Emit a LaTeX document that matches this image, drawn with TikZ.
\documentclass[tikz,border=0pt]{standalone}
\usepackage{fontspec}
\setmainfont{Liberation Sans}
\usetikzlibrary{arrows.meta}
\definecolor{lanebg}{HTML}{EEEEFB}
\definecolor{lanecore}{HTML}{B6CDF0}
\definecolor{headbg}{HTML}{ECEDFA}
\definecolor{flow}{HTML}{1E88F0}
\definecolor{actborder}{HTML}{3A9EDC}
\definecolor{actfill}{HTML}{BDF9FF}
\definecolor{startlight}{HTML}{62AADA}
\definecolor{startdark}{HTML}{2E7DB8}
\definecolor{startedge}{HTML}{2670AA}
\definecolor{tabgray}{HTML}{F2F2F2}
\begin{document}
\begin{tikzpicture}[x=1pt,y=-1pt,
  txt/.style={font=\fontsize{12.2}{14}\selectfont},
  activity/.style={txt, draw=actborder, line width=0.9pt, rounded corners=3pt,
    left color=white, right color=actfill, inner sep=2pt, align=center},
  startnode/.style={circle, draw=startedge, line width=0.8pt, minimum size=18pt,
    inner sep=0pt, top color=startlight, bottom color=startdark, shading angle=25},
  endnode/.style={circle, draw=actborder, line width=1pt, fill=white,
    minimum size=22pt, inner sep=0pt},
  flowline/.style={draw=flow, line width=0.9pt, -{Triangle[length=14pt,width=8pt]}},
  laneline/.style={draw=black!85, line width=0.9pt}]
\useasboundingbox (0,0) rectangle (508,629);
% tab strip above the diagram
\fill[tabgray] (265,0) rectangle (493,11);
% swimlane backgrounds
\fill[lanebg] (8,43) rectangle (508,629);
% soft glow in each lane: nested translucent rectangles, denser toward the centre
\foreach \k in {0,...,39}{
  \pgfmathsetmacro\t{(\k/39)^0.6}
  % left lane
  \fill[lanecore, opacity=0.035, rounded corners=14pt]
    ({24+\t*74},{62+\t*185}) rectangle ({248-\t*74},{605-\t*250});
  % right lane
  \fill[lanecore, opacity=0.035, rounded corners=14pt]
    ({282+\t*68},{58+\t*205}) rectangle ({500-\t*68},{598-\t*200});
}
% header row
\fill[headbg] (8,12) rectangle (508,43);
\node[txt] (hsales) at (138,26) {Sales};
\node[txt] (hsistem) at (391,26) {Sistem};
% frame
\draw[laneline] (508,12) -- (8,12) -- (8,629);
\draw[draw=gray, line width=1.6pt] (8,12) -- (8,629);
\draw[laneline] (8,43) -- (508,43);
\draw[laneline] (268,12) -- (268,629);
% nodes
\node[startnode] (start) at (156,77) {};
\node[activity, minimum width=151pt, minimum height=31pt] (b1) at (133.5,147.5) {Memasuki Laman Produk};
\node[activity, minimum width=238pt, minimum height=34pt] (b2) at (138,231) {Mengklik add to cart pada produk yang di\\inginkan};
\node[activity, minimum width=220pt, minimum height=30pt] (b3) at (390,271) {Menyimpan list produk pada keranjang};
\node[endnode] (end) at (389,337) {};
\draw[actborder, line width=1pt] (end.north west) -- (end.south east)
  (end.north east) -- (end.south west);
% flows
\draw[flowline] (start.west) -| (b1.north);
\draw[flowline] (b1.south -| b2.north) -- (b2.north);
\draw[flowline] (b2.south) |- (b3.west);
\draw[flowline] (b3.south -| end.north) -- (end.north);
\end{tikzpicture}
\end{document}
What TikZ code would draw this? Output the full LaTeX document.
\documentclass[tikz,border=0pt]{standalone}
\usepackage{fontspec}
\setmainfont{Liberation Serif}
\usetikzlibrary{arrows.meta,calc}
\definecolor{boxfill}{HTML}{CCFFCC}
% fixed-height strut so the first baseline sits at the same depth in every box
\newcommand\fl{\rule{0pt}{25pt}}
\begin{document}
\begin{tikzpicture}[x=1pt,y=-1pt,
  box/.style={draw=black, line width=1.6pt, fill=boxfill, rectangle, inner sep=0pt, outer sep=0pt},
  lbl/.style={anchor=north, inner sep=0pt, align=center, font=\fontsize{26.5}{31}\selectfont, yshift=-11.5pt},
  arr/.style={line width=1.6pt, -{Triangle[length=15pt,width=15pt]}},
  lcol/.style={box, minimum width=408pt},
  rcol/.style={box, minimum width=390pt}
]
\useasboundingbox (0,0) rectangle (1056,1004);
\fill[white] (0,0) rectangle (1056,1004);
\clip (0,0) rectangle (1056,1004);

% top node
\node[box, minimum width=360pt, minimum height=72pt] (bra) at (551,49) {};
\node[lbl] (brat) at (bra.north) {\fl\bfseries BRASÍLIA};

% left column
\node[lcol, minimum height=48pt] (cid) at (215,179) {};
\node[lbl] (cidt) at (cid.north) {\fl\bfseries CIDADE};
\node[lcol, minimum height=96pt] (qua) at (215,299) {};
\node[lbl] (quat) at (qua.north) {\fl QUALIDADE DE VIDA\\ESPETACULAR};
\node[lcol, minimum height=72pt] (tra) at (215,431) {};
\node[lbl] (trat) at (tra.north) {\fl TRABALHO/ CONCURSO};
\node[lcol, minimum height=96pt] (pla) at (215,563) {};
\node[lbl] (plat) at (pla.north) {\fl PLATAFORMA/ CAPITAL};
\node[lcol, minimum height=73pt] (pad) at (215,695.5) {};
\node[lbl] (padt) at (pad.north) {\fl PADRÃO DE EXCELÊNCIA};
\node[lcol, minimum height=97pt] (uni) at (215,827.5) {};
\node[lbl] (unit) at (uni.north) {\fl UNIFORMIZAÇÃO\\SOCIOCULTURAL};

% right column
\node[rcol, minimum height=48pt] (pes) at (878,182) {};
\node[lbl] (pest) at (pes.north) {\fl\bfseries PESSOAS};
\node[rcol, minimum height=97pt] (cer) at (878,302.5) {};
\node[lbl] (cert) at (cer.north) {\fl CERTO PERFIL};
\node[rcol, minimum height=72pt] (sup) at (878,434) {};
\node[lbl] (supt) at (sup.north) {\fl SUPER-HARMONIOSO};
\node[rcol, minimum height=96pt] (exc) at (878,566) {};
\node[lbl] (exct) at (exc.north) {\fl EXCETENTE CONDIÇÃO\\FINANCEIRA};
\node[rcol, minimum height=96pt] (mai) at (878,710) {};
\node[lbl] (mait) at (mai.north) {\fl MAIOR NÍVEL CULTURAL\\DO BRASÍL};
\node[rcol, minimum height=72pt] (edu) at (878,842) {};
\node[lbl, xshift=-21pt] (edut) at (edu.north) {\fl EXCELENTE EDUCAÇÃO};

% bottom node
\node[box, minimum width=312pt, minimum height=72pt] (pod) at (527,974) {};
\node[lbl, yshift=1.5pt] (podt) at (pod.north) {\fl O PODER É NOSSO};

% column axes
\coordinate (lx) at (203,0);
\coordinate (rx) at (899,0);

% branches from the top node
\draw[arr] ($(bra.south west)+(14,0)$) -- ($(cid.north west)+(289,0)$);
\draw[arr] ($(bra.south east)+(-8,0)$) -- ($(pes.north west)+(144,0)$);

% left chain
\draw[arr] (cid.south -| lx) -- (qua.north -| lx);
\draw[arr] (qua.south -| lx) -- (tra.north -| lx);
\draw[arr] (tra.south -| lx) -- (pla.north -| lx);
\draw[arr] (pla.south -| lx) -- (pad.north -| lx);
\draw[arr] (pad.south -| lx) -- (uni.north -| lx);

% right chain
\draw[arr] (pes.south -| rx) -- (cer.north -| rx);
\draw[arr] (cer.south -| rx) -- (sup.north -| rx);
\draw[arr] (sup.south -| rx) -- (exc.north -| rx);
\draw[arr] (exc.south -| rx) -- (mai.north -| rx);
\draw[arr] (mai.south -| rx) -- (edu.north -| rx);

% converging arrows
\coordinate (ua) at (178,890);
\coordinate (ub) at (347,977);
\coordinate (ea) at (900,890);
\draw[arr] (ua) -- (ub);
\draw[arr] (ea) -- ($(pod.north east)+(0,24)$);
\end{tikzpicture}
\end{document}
***
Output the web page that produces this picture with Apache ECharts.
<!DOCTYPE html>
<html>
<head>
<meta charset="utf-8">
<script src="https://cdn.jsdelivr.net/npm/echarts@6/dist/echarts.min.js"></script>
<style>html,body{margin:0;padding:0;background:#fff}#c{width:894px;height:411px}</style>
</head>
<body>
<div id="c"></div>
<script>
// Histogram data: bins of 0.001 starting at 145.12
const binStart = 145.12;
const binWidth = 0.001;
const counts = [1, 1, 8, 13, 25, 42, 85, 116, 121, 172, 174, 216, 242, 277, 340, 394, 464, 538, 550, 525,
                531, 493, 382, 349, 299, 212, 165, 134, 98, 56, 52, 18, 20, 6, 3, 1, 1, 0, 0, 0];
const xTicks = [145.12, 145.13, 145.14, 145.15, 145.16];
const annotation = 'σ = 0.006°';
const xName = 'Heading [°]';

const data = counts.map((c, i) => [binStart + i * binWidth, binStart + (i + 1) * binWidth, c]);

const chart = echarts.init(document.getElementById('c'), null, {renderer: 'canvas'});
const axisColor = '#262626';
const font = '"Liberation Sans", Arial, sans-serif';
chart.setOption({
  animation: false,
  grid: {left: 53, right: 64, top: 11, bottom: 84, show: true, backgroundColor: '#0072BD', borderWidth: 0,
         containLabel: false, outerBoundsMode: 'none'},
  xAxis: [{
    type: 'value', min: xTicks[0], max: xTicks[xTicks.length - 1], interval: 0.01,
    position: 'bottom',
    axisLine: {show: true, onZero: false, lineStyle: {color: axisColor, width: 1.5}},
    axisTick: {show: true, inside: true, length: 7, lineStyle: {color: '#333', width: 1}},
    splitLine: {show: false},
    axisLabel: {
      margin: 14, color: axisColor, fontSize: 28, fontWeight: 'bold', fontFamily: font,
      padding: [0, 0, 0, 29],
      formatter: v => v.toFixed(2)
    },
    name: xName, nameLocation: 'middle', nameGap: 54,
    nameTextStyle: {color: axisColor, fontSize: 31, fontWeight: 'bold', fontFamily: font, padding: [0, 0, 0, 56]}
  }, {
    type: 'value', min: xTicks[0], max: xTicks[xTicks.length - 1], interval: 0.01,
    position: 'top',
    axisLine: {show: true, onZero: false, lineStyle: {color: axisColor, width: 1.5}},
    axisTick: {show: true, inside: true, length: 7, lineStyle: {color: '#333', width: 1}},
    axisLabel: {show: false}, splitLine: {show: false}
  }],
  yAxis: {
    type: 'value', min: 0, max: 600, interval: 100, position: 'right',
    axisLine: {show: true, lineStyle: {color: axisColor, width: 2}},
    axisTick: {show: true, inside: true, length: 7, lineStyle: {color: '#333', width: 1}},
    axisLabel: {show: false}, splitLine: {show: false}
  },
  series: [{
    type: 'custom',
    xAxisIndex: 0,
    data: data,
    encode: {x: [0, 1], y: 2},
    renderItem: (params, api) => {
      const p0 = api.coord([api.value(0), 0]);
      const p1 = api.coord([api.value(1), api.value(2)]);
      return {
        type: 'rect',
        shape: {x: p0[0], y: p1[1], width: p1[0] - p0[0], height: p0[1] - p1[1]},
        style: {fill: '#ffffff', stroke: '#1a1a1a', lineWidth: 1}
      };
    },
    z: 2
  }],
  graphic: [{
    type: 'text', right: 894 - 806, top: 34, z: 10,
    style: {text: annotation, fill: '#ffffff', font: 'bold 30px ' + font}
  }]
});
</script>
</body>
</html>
***
Quote the listing above, but only from the line that shows "Output the web" through the line that shows "const data = counts.map((c, i)".

REPLY TO THE TASK
Output the web page that produces this picture with Apache ECharts.
<!DOCTYPE html>
<html>
<head>
<meta charset="utf-8">
<script src="https://cdn.jsdelivr.net/npm/echarts@6/dist/echarts.min.js"></script>
<style>html,body{margin:0;padding:0;background:#fff}#c{width:894px;height:411px}</style>
</head>
<body>
<div id="c"></div>
<script>
// Histogram data: bins of 0.001 starting at 145.12
const binStart = 145.12;
const binWidth = 0.001;
const counts = [1, 1, 8, 13, 25, 42, 85, 116, 121, 172, 174, 216, 242, 277, 340, 394, 464, 538, 550, 525,
                531, 493, 382, 349, 299, 212, 165, 134, 98, 56, 52, 18, 20, 6, 3, 1, 1, 0, 0, 0];
const xTicks = [145.12, 145.13, 145.14, 145.15, 145.16];
const annotation = 'σ = 0.006°';
const xName = 'Heading [°]';

const data = counts.map((c, i) => [binStart + i * binWidth, binStart + (i + 1) * binWidth, c]);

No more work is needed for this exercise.